What the exercise asks
Retype only the lines running from the line that contains "Recreate this image as a Python" to the line that contains "1-435/495, (904-89)/895, (435-37)/495])", inclusive, and leave the pictures behind.

• • •

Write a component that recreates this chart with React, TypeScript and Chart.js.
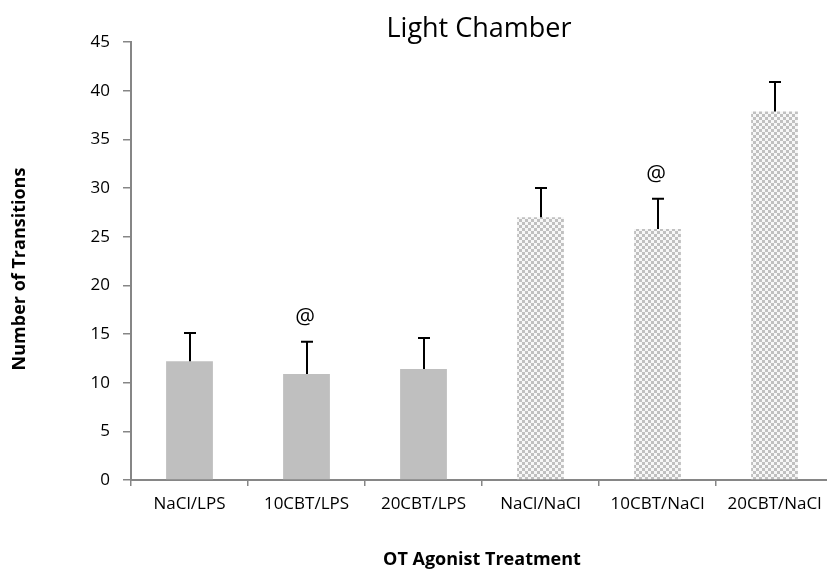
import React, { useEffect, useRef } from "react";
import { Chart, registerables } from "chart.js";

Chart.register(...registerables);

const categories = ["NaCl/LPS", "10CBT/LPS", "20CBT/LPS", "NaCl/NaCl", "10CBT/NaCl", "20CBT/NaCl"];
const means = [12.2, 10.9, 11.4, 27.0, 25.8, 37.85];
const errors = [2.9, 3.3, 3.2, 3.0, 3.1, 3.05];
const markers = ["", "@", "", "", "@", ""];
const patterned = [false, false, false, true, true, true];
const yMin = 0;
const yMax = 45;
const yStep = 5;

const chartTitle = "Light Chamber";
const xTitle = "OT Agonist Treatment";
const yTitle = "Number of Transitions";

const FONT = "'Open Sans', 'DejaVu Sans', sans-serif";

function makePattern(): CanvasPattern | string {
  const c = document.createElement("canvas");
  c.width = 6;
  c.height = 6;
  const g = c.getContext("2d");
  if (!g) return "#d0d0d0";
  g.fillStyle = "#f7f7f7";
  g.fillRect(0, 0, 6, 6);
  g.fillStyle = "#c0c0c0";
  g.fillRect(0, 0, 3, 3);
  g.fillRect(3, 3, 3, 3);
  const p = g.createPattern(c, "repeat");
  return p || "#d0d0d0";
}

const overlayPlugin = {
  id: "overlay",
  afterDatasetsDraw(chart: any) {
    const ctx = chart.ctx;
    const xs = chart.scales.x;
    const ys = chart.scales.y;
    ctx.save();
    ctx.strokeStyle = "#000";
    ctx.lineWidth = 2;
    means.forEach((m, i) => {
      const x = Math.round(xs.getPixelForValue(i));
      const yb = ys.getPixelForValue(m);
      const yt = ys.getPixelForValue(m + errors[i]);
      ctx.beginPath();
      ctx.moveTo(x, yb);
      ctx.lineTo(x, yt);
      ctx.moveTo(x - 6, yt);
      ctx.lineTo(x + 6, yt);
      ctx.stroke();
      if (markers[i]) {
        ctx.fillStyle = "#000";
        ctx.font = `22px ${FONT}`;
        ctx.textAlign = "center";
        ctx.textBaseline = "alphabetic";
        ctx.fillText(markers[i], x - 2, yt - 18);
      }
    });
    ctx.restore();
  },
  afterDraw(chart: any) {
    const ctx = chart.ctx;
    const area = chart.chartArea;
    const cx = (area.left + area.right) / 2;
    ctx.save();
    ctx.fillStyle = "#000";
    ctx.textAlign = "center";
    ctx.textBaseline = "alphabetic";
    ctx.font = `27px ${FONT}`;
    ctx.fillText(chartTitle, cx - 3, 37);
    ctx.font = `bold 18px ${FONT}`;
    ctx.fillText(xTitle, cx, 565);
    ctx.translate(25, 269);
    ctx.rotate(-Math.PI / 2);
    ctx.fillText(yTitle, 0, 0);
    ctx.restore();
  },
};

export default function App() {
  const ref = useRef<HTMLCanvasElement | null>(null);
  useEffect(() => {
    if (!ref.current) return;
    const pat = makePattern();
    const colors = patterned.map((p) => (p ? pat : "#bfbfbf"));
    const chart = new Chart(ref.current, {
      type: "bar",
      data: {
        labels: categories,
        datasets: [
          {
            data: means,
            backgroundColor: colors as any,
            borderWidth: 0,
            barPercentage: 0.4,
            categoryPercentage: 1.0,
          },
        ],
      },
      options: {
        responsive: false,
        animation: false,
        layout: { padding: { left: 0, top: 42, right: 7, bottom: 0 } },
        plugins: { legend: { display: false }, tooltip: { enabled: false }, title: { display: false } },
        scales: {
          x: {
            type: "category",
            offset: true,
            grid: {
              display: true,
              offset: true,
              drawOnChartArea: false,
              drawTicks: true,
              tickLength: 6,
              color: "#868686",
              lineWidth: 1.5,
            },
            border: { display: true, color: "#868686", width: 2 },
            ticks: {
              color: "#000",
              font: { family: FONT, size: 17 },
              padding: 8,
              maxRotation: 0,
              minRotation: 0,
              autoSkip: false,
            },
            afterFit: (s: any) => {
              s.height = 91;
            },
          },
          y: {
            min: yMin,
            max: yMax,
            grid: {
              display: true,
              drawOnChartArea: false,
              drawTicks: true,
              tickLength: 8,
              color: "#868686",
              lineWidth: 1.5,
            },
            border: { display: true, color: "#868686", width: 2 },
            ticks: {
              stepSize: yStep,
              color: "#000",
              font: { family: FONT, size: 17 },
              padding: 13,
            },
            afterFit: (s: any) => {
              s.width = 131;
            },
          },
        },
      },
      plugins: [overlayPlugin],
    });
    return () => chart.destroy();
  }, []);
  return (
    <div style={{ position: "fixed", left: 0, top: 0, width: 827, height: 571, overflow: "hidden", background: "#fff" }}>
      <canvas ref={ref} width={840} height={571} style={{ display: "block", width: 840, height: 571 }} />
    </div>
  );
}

• • •

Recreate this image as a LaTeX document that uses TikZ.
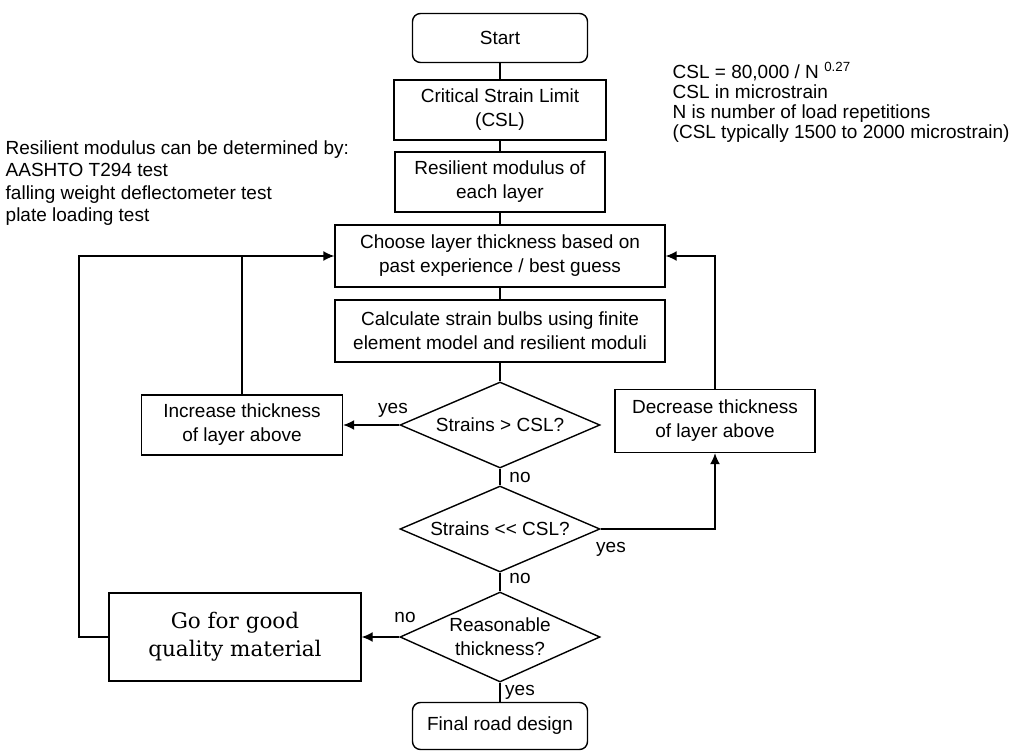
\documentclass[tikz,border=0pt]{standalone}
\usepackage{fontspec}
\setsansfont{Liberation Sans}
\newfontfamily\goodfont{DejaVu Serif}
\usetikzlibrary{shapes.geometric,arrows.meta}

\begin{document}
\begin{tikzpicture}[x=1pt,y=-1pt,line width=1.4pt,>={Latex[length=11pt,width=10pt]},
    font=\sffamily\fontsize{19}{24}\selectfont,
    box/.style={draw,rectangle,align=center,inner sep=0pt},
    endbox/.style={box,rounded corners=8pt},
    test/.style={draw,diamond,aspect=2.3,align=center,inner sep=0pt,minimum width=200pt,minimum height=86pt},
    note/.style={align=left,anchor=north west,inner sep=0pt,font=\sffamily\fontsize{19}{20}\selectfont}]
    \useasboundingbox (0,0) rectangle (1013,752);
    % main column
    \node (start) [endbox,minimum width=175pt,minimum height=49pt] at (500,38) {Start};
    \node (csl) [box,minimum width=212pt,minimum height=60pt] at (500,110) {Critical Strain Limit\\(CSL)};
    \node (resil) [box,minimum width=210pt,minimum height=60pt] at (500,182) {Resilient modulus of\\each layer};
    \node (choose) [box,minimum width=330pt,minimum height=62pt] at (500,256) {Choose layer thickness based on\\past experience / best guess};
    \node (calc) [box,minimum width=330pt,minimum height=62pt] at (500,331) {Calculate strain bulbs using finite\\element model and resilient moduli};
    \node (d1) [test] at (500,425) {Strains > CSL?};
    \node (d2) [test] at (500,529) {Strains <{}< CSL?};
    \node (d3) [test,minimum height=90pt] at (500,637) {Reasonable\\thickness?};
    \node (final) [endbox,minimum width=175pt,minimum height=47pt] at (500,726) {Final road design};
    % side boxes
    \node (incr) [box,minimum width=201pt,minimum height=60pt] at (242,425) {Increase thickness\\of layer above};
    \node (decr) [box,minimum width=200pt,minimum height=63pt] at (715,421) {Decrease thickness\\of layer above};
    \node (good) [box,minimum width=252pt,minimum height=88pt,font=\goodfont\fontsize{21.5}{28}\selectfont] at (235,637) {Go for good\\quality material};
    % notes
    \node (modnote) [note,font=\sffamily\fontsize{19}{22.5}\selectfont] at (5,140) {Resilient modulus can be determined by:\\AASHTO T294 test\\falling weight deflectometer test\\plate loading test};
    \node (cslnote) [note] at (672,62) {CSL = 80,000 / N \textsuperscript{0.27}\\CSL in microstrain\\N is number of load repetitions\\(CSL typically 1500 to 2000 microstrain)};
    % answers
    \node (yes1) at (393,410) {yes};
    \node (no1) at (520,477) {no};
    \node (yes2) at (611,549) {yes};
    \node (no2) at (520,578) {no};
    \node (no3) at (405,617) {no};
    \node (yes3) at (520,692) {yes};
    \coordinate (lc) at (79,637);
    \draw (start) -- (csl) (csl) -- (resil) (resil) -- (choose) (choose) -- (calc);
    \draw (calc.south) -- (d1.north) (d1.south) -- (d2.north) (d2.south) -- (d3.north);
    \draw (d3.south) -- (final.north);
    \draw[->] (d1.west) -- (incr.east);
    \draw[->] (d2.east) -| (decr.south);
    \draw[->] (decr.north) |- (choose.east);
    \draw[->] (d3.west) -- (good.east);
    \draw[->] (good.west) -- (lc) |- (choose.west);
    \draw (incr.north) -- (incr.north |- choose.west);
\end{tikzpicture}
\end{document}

• • •

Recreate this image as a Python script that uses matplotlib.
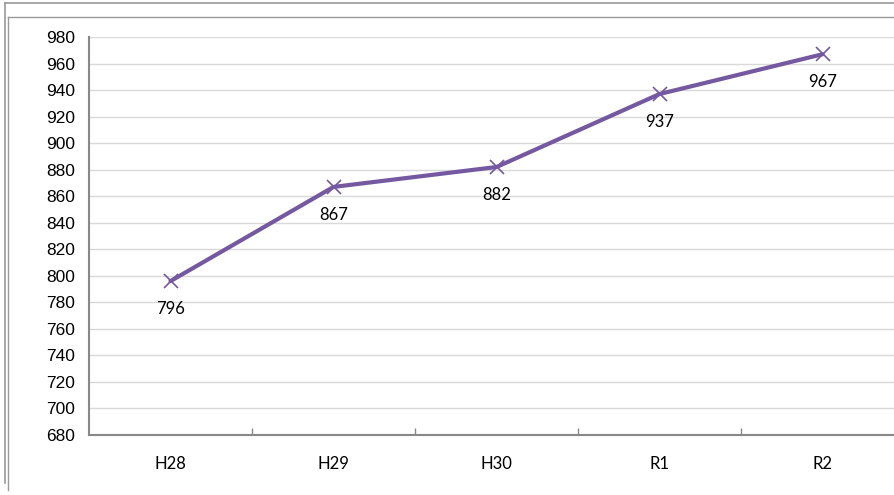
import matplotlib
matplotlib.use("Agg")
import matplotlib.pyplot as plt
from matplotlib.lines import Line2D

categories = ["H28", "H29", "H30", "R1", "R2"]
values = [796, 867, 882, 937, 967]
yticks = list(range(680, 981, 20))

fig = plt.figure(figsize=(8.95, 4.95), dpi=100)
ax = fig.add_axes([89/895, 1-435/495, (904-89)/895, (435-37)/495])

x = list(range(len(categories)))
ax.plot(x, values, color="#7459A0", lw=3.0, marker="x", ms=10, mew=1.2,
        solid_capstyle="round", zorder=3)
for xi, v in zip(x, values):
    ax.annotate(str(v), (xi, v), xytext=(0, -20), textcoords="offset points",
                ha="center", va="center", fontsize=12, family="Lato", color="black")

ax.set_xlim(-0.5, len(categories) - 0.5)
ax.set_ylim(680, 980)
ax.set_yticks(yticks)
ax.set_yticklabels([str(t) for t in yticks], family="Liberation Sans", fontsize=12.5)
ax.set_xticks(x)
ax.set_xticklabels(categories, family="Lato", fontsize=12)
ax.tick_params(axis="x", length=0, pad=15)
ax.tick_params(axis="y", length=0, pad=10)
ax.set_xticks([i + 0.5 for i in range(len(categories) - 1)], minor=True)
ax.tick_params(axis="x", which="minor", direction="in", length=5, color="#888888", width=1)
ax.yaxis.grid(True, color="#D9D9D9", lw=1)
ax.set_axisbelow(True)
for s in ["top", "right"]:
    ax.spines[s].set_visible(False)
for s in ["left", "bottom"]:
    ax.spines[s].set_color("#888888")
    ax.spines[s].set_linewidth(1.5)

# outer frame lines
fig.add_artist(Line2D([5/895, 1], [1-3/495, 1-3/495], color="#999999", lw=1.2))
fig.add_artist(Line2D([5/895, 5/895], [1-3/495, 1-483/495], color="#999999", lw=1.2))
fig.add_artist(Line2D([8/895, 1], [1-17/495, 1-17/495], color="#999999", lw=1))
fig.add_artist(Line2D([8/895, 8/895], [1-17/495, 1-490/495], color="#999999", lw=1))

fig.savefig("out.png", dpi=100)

• • •

Solution for this exercise
Recreate this image as a Python script that uses matplotlib.
import matplotlib
matplotlib.use("Agg")
import matplotlib.pyplot as plt
from matplotlib.lines import Line2D

categories = ["H28", "H29", "H30", "R1", "R2"]
values = [796, 867, 882, 937, 967]
yticks = list(range(680, 981, 20))

fig = plt.figure(figsize=(8.95, 4.95), dpi=100)
ax = fig.add_axes([89/895, 1-435/495, (904-89)/895, (435-37)/495])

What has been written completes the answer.